I like mine to be able to constantly trickle feed as both have had sand colic, so mine get about 6kg twice a day (off a big bale), thats hank and jess, plus they have tiny hole nets up as a back up. If I found they had cleared up totally I would up it, they normally mostly clear the bulk feeder and I refill the nets about once a week as they just nibble those slowly.
 
She has always finished hers in the morning. She is an annoyingly fast eater though, even with the trickle net!
 
Mine get nets but they are never empty in the morning. I'm surprised as I thought they'd eat more than they do.
 
Mine get as much as they can eat, fill their hay mangers to the top every night, they are never empty come morning.
 
I have a haybar. Tobes has four BIG slices of a small hay bale every night. Plus I tie him up in the morning with an additional slice before I turn him out and I muck out whilst he is munching. I turn him out at around 7am, he comes in at around 5pm. If he finished the lot during the night, I would give him more.

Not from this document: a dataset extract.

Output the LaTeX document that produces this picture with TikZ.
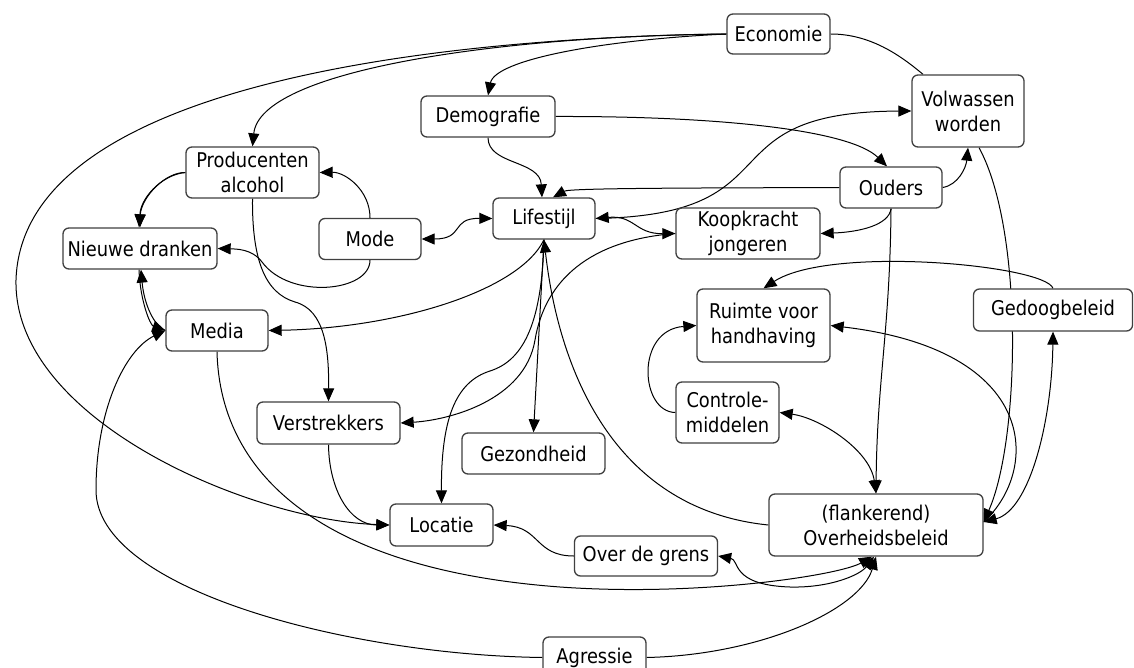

I might be very wrong, but I think that horses that are controlled forage wise tend to pig out until they realise that forage is there all the time. And if Tobes was a great fat whale then I would soak his hay but still allow him the volume, but decrease the calories. Oat chaff as sold by Honey Chop might be an addition to soaked hay for yours.

I personally don't believe that horses should be without adlib forage. I personally believe soaking hay and getting the least calorific/high in sugar hay and grazing is key and I really do believe, that much as fat people if really boring food is on offer all the time, they would lose weight and control their own intake
 
I always feed ad lib hay in stable overnight but Libby wouldn't eat more than 4 slices all night (7pm to 7 pm) so I think if you give 5 slices it should be enough not to cause her any digestive upset I think anyway - would she be in 3 pm to 7 am? (16 hours)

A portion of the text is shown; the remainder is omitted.